The cut-off for the boys’ event, which is taking place at Lundin Golf Club on 12-14 April, fell at 0.8, which is a record low for the Scottish Golf-run tournament.
A total of 103 Scottish players, led by Walker Cup squad member Connor Graham and 2022 Scottish men’s champion Oliver Mukherjee, had entered but only 48 got into the field for the 72-hole event.
Meanwhile, the same size of field for the girls’ tournament, which is being held concurrently but at Longniddry, is set to feature just 13 Scottish players after 18 of those who entered were balloted out as that cut-off fell at 5.9.
The two events were first held in the Easter holidays in 2017 after that slot had previously been occupied by the Scottish Boys’ Championship, a closed event.
A number of Scottish players had paid visits to Lundin and Longniddry recently in preparation for the respective events, but some have now been left disappointed at the start of the new domestic season.

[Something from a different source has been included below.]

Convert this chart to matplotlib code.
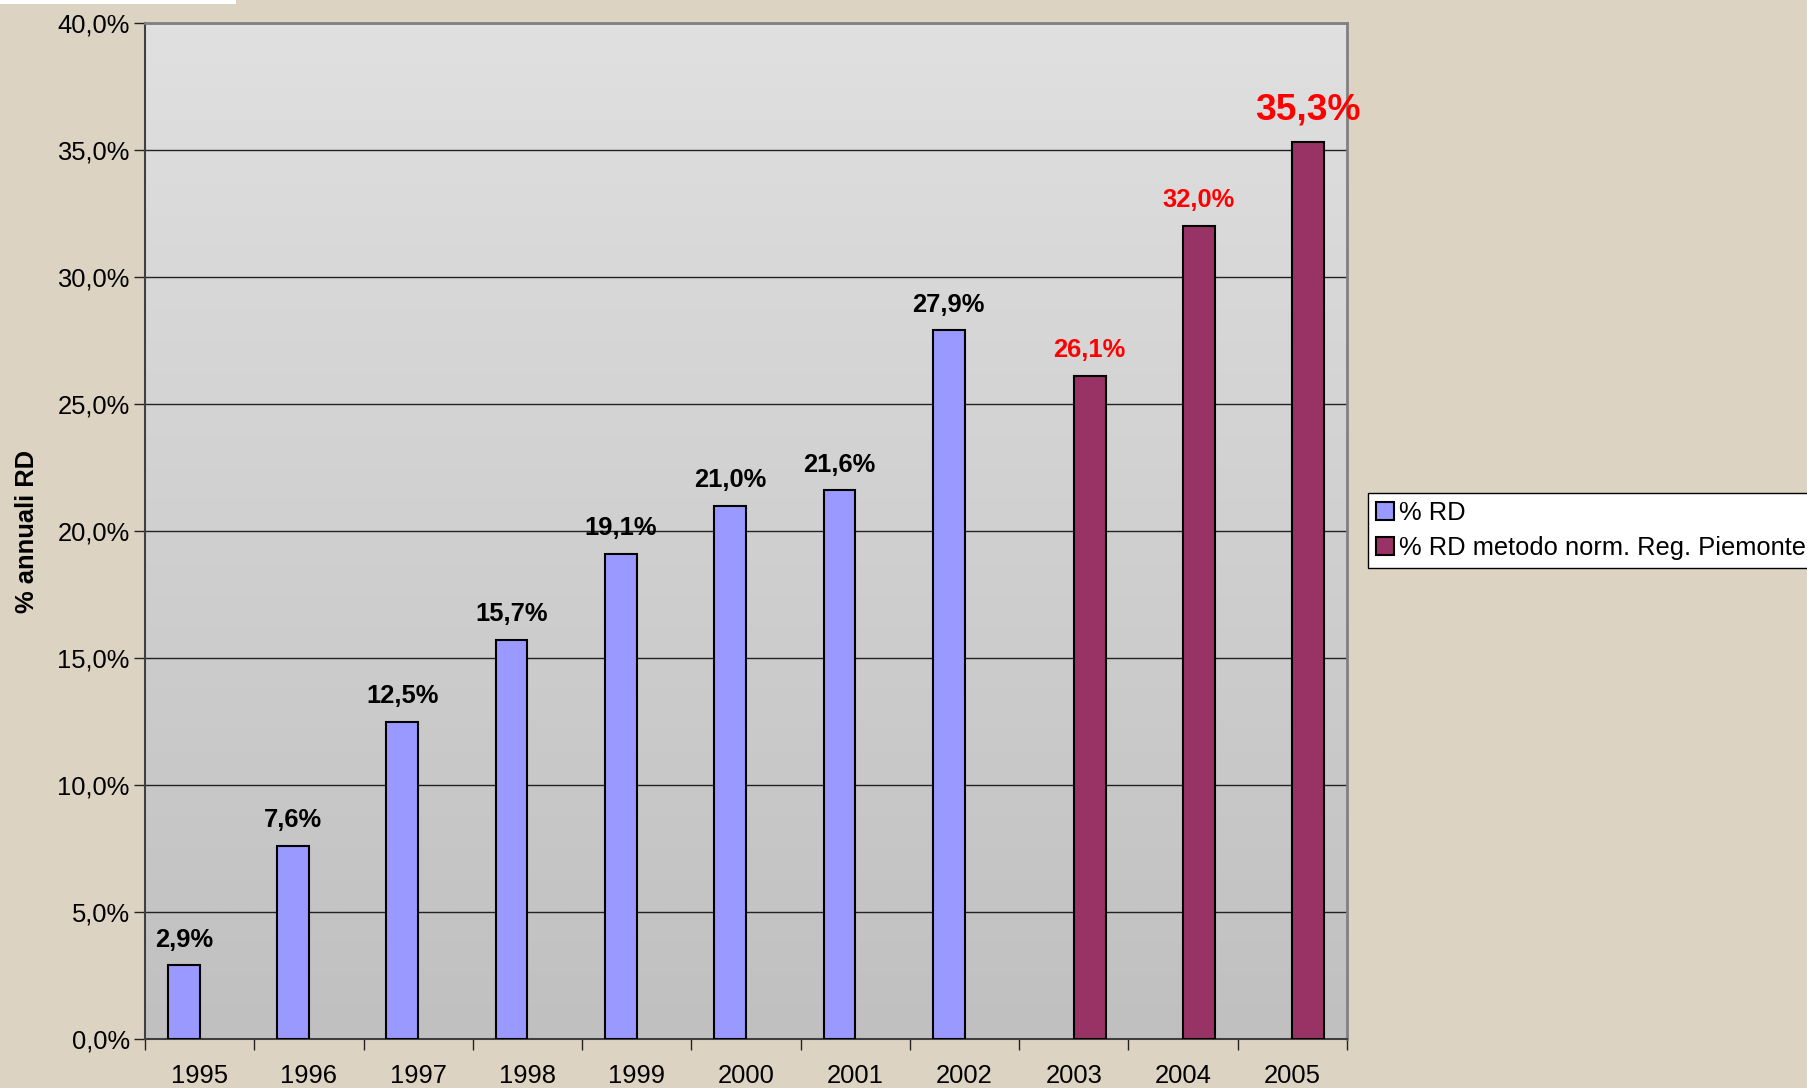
import numpy as np
import matplotlib
matplotlib.use("Agg")
import matplotlib.pyplot as plt
from matplotlib.patches import Rectangle
from matplotlib.ticker import FuncFormatter, FixedLocator

plt.rcParams['font.family'] = ['Liberation Sans', 'DejaVu Sans']

years = ['1995', '1996', '1997', '1998', '1999', '2000', '2001', '2002', '2003', '2004', '2005']
rd = [2.9, 7.6, 12.5, 15.7, 19.1, 21.0, 21.6, 27.9, np.nan, np.nan, np.nan]
rd_piemonte = [np.nan, np.nan, np.nan, np.nan, np.nan, np.nan, np.nan, np.nan, 26.1, 32.0, 35.3]
series_names = ['% RD', '% RD metodo norm. Reg. Piemonte']

FS = 18.4

W, H = 1807, 1088
fig = plt.figure(figsize=(W / 100, H / 100), dpi=100)
fig.patch.set_facecolor('#DDD3C3')
# white strip at top-left
fig.patches.append(Rectangle((0, 1 - 4 / H), 236 / W, 4 / H, transform=fig.transFigure,
                             facecolor='white', edgecolor='none', zorder=0))

ax = fig.add_axes([145 / W, 1 - 1039 / H, (1347 - 145) / W, (1039 - 23) / H])
ax.set_facecolor('none')

# gradient background
grad = np.linspace(0, 1, 256).reshape(-1, 1)
cmap = matplotlib.colors.LinearSegmentedColormap.from_list('g', ['#E0E0E0', '#C0C0C0'])
ax.imshow(grad, aspect='auto', cmap=cmap, extent=[0, 1, 0, 1], transform=ax.transAxes,
          zorder=0, interpolation='bicubic')

x = np.arange(len(years))
w = 0.29
b1 = ax.bar(x - w / 2, rd, w, color='#9999FF', edgecolor='black', linewidth=1.5, zorder=3,
            label=series_names[0])
b2 = ax.bar(x + w / 2, rd_piemonte, w, color='#993366', edgecolor='black', linewidth=1.5, zorder=3,
            label=series_names[1])

ax.set_xlim(-0.5, len(years) - 0.5)
ax.set_ylim(0, 40)
ax.yaxis.set_major_locator(FixedLocator(np.arange(0, 40.1, 5)))
ax.yaxis.set_major_formatter(FuncFormatter(lambda v, p: f"{v:.1f}".replace('.', ',') + '%'))
ax.grid(axis='y', color='#222222', linewidth=1.0, zorder=1)
ax.set_axisbelow(True)

ax.set_xticks(np.arange(-0.5, len(years), 1.0))
ax.set_xticklabels([])
ax.set_xticks(x, minor=True)
ax.set_xticklabels(years, minor=True)
ax.tick_params(axis='x', which='major', length=8, width=1, direction='out', color='#222222')
ax.tick_params(axis='x', which='minor', length=0, pad=18, labelsize=FS)
ax.tick_params(axis='y', length=8, width=1, direction='out', color='#222222', labelsize=FS, pad=3)

for s in ['top', 'right']:
    ax.spines[s].set_color('#808080')
    ax.spines[s].set_linewidth(2)
for s in ['left', 'bottom']:
    ax.spines[s].set_color('#404040')
    ax.spines[s].set_linewidth(1.5)

ax.set_ylabel('% annuali RD', fontsize=FS, fontweight='bold')
ax.yaxis.set_label_coords(-0.088, 0.5)

for xi, v in zip(x, rd):
    if not np.isnan(v):
        ax.annotate(f"{v:.1f}".replace('.', ',') + '%', (xi - w / 2, v), xytext=(0, 13.5),
                    textcoords='offset points', ha='center', va='baseline',
                    fontsize=FS, fontweight='bold', color='black')
for xi, v in zip(x, rd_piemonte):
    if not np.isnan(v):
        big = v == max(np.nan_to_num(rd_piemonte))
        ax.annotate(f"{v:.1f}".replace('.', ',') + '%', (xi + w / 2, v),
                    xytext=(0, 16.5 if big else 13.5),
                    textcoords='offset points', ha='center', va='baseline',
                    fontsize=26.7 if big else FS, fontweight='bold', color='red',
                    annotation_clip=False)

leg = fig.legend(handles=[b1, b2], labels=series_names, loc='upper left',
                 bbox_to_anchor=(1368 / W, 1 - 493 / H), fontsize=FS, frameon=True,
                 fancybox=False, edgecolor='black', facecolor='white', framealpha=1,
                 handlelength=0.7, handleheight=0.7, handletextpad=0.2, borderpad=0.3,
                 labelspacing=0.45, borderaxespad=0)
leg.get_frame().set_linewidth(1.0)

fig.savefig('out.png', dpi=100, facecolor=fig.get_facecolor())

On the upside, both tournaments will feature some of the top young talent in Europe as players begin battles to make the Junior Ryder Cup and Junior Solheim Cup teams later this year.
A Scottish Golf spokesperson told The Scotsman: “The strength of the field is to be celebrated and gives those Scottish players that were accepted a chance to compete against the best in the world. This makes achievements at this level extremely significant, where our top amateurs are competing at truly world-class level.
“The record low ballot for the Boys Open demonstrates the health of the high-level game is improving all the time, and we are delighted that so many Scots were accepted into the field.
“There are many opportunities for Scots to secure places in either our Scottish Closed Championships, our U16, U14 Boys’ and Girls’ Championships, or other tournaments.
“One should also consider that - due to lack of international playing opportunities during Covid - young players may now be seeking an early-season test in the home of golf, particularly in a year when selection for a number of international teams are prevalent.”